The Police had been called into the matter when it was clear that it might not be dismissed as a political storm in a tea cup. The Police team was led by a Deputy Inspector-General of Police Dan’Azumu Doma and was said to have interviewed some senators including former Senate President David Mark, his deputy Ekweremadu, former Senate Leader Victor Ndoma-Egba, and former Chairman Senate Committee on Rules and Business, Senator Ita Enang. Senators Suleiman Hunkuyi, Secretary of the Unity Forum who wrote the petition to the Police, Ahmad Lawan, Abdullahi Gumel, Kabiru Marafa, Gbenga Ashafa, Robert Boroffice and Abu Ibrahim, Babafemi Ojudu and Solomon Ewuga. The Clerk of the National Assembly Alhaji Salisu Maikasuwa, his deputy, Mr. Ben Efeturi, the Secretary of the Directorate of Legal Services in the National Assembly, Mr. Daniel Adem and the Secretary of the Senate Committee on Business and Rules, Dr. Ogozy Nma.
All except the Deputy Clerk Efeturi denied knowledge of the amendments. Maikasuwa who presided over the election of the officers of the senate was quoted as saying that he did not refer to the Senate Standing Order/Rules but had used the normal procedures for the opening of a new parliament.

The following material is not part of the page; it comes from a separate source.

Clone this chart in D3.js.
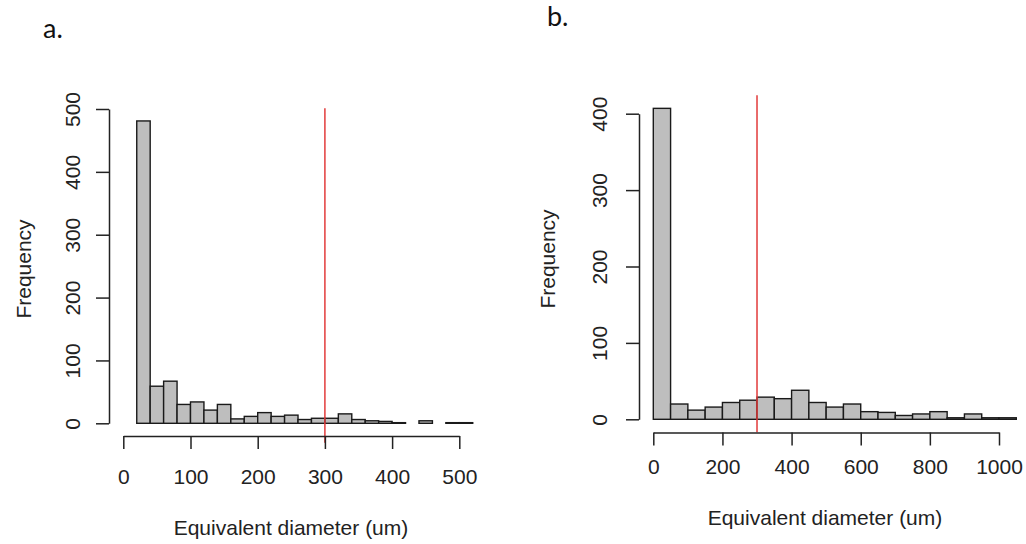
<!DOCTYPE html>
<html lang="en">
<head>
<meta charset="utf-8">
<title>Equivalent diameter histograms</title>
<script src="https://cdn.jsdelivr.net/npm/d3@7"></script>
<style>
  body { margin: 0; background: #fff; }
  svg { display: block; }
  .axis text { font-family: "Liberation Sans", Arial, sans-serif; font-size: 21px; fill: #222; }
  .axis path, .axis line { stroke: #222; stroke-width: 1.5; }
  .lab { font-family: "Liberation Sans", Arial, sans-serif; font-size: 21px; fill: #222; }
  .panel { font-family: Lato, "Open Sans", sans-serif; font-size: 27px; fill: #111; }
</style>
</head>
<body>
<div id="chart"></div>
<script>
// panel a: bin edges (lower), bin width 20
const binsA = [20, 40, 60, 80, 100, 120, 140, 160, 180, 200, 220, 240, 260, 280, 300, 320, 340, 360, 380, 400, 420, 440, 460, 480, 500];
const countsA = [481, 59, 67, 30, 34, 21, 30, 7, 11, 17, 11, 13, 6, 8, 8, 15, 6, 4, 3, 1, 0, 4, 0, 1, 1];
const xTicksA = [0, 100, 200, 300, 400, 500];
const yTicksA = [0, 100, 200, 300, 400, 500];

// panel b: bin edges (lower), bin width 50
const binsB = [0, 50, 100, 150, 200, 250, 300, 350, 400, 450, 500, 550, 600, 650, 700, 750, 800, 850, 900, 950, 1000];
const countsB = [407, 20, 12, 16, 22, 25, 29, 27, 38, 22, 16, 20, 10, 9, 5, 7, 10, 2, 7, 2, 2];
const xTicksB = [0, 200, 400, 600, 800, 1000];
const yTicksB = [0, 100, 200, 300, 400];

const cutoff = 300;

const width = 1026, height = 544;
const svg = d3.select("#chart").append("svg")
    .attr("width", width).attr("height", height);

const drawHist = (opt) => {
  const x = d3.scaleLinear().domain(opt.xDomain).range(opt.xRange);
  const y = d3.scaleLinear().domain(opt.yDomain).range(opt.yRange);
  const g = svg.append("g");

  g.append("g").selectAll("rect")
    .data(opt.bins.map((b, i) => ({x0: b, x1: b + opt.binWidth, n: opt.counts[i]})))
    .join("rect")
      .attr("x", d => x(d.x0))
      .attr("width", d => x(d.x1) - x(d.x0))
      .attr("y", d => y(d.n))
      .attr("height", d => y(0) - y(d.n))
      .attr("fill", "#bebebe")
      .attr("stroke", "#1a1a1a")
      .attr("stroke-width", 1.4);

  // vertical cutoff line
  g.append("line")
      .attr("x1", x(cutoff)).attr("x2", x(cutoff))
      .attr("y1", y(opt.lineTop)).attr("y2", y(opt.lineBottom))
      .attr("stroke", "#e23b3b")
      .attr("stroke-width", 1.5);

  const xa = g.append("g").attr("class", "axis")
      .attr("transform", `translate(0,${opt.xAxisY})`)
      .call(d3.axisBottom(x).tickValues(opt.xTicks).tickSize(13).tickSizeOuter(0).tickFormat(d3.format("d")));
  xa.selectAll("text").attr("y", opt.xLabelDy).attr("dy", null);

  const ya = g.append("g").attr("class", "axis")
      .attr("transform", `translate(${opt.yAxisX},0)`)
      .call(d3.axisLeft(y).tickValues(opt.yTicks).tickSize(13).tickSizeOuter(0).tickFormat(d3.format("d")));
  ya.selectAll("text")
      .attr("x", null).attr("dy", null)
      .attr("text-anchor", "middle")
      .attr("transform", `translate(${-opt.yLabelDx},0) rotate(-90)`);

  svg.append("text").attr("class", "lab")
      .attr("text-anchor", "middle")
      .attr("x", opt.xTitle[0]).attr("y", opt.xTitle[1])
      .text("Equivalent diameter (um)");
  svg.append("text").attr("class", "lab")
      .attr("text-anchor", "middle")
      .attr("transform", `translate(${opt.yTitle[0]},${opt.yTitle[1]}) rotate(-90)`)
      .text("Frequency");
  svg.append("text").attr("class", "panel")
      .attr("x", opt.panel[0]).attr("y", opt.panel[1])
      .text(opt.panelLabel);
};

drawHist({
  bins: binsA, counts: countsA, binWidth: 20,
  xDomain: [0, 500], xRange: [123.3, 459.3],
  yDomain: [0, 500], yRange: [423.3, 109],
  xTicks: xTicksA, yTicks: yTicksA,
  xAxisY: 436, yAxisX: 109, xLabelDy: 48, yLabelDx: 29,
  lineTop: 501, lineBottom: -31,
  xTitle: [291, 535], yTitle: [31, 269],
  panel: [43, 38], panelLabel: "a."
});

drawHist({
  bins: binsB, counts: countsB, binWidth: 50,
  xDomain: [0, 1000], xRange: [653.3, 999],
  yDomain: [0, 400], yRange: [419.3, 113.7],
  xTicks: xTicksB, yTicks: yTicksB,
  xAxisY: 432.5, yAxisX: 639, xLabelDy: 41, yLabelDx: 32,
  lineTop: 424, lineBottom: -17,
  xTitle: [825, 525], yTitle: [555, 259],
  panel: [547, 26], panelLabel: "b."
});
</script>
</body>
</html>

The Police report was fairly clear. The bureaucrats of the National Assembly did all they could to cover their back. Efeturi who is said to be the longest serving legislative bureaucrat is quoted as saying that “the Senate Standing Orders of 2003, 2007, and 2011 followed the same procedure as that of the 2015.” He also was quoted as saying that in parliament, amendment of Standing Orders is by practice and not necessarily by procedure (he must mean Nigerian parliaments) and that the ruling of the Senate President on June 24,2015 that the Senate Standing Orders of 2015 is authentic is final, relevant and cannot be challenged. He was said to have attached a copy of the debates of the Senate on Wednesday June 24 where the Senate President ruled that the Standing Order 2015 was the authentic Standing Orders of the 8th Senate. Dictatorial proclamations of the military did not sound more arbitrary than that.

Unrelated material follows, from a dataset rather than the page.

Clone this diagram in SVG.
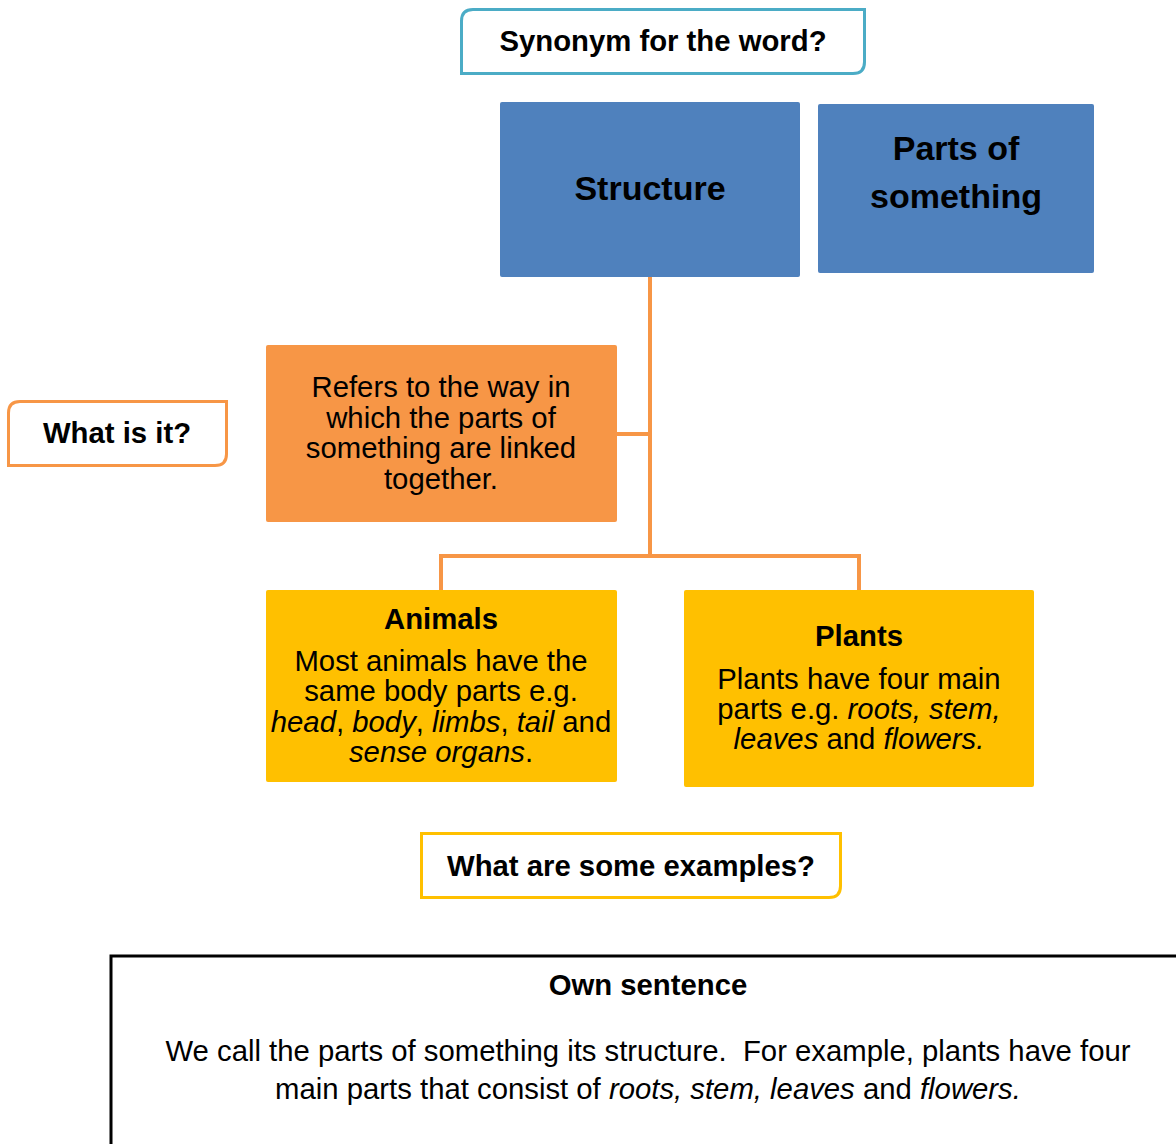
<svg xmlns="http://www.w3.org/2000/svg" width="1176" height="1144" viewBox="0 0 1176 1144">
<style>
text{font-family:"Liberation Sans",Arial,sans-serif;fill:#000;text-anchor:middle;font-size:29.3px}
.b{font-weight:bold}
.i{font-style:italic}
.lbl{fill:#fff;stroke-width:3}
.conn{fill:none;stroke:#F79646;stroke-width:4}
</style>
<rect width="1176" height="1144" fill="#fff"/>
<g id="connectors">
<path class="conn" d="M650 277 V556"/>
<path class="conn" d="M617 434 H650"/>
<path class="conn" d="M441 590 V556 H859 V590"/>
</g>
<g id="synonym-label">
<path class="lbl" stroke="#4BACC6" d="M473 9.5 H864.5 V62 Q864.5 73.5 853 73.5 H461.5 V21 Q461.5 9.5 473 9.5 Z"/>
<text class="b" x="663" y="51">Synonym for the word?</text>
</g>
<g id="structure">
<rect x="500" y="102" width="300" height="175" rx="2" fill="#4F81BD"/>
<text class="b" x="650" y="200" style="font-size:34px">Structure</text>
</g>
<g id="parts-of-something">
<rect x="818" y="104" width="276" height="169" rx="2" fill="#4F81BD"/>
<text class="b" x="956" y="160" style="font-size:34px">Parts of</text>
<text class="b" x="956" y="208" style="font-size:34px">something</text>
</g>
<g id="what-is-it-label">
<path class="lbl" stroke="#F79646" d="M20 401.5 H226.5 V454 Q226.5 465.5 215 465.5 H8.5 V413 Q8.5 401.5 20 401.5 Z"/>
<text class="b" x="117" y="443">What is it?</text>
</g>
<g id="definition">
<rect x="266" y="345" width="351" height="177" rx="2" fill="#F79646"/>
<text x="441" y="397">Refers to the way in</text>
<text x="441" y="428">which the parts of</text>
<text x="441" y="458">something are linked</text>
<text x="441" y="489">together.</text>
</g>
<g id="animals">
<rect x="266" y="590" width="351" height="192" rx="2" fill="#FFC000"/>
<text class="b" x="441" y="629">Animals</text>
<text x="441" y="671">Most animals have the</text>
<text x="441" y="701">same body parts e.g.</text>
<text x="441" y="732"><tspan class="i">head</tspan>, <tspan class="i">body</tspan>, <tspan class="i">limbs</tspan>, <tspan class="i">tail</tspan> and</text>
<text x="441" y="762"><tspan class="i">sense organs</tspan>.</text>
</g>
<g id="plants">
<rect x="684" y="590" width="350" height="197" rx="2" fill="#FFC000"/>
<text class="b" x="859" y="646">Plants</text>
<text x="859" y="689">Plants have four main</text>
<text x="859" y="719">parts e.g. <tspan class="i">roots, stem,</tspan></text>
<text x="859" y="749"><tspan class="i">leaves</tspan> and <tspan class="i">flowers.</tspan></text>
</g>
<g id="examples-label">
<path class="lbl" stroke="#FFC000" d="M421.5 833.5 H840.5 V886 Q840.5 897.5 829 897.5 H421.5 Z"/>
<text class="b" x="631" y="876">What are some examples?</text>
</g>
<g id="own-sentence">
<rect x="111" y="956" width="1080" height="200" fill="#fff" stroke="#000" stroke-width="3"/>
<text class="b" x="648" y="995">Own sentence</text>
<text x="648" y="1061">We call the parts of something its structure.&#160; For example, plants have four</text>
<text x="648" y="1099">main parts that consist of <tspan class="i">roots, stem, leaves</tspan> and <tspan class="i">flowers.</tspan></text>
</g>
</svg>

It must have required a great deal of courage for the Attorney-General and Minister of Justice to vote for prosecution, given the likelihood of the interpretations. But Efeturi’s views seems to be a slight window into the workings of the NationalAssembly and why it so authoritarian in its views and conduct. Even if the Standing Orders were forged the Senate President’s ruling on it was “authentic…final, and cannot be challenged.” That’s why a great many Nigerians are beginning to fear that we are proceeding from a pseudo democracy into another kind of system which clearly is very different from democracy. Already the National Assembly is run like a secret cult. There is nothing like an opposition party.
All members united and are agreed on the same objectives which are wholly and entirely dedicated to their pecuniary benefits. Knowing that Nigerians are averse to protests they perpetrate enormities which would shock any other country in the world. Nigerians have no idea what happens in the National Assembly; and the Assembly continues to believe that even if they (Nigerians) do they are impotent to do anything about it. That cannot be democracy.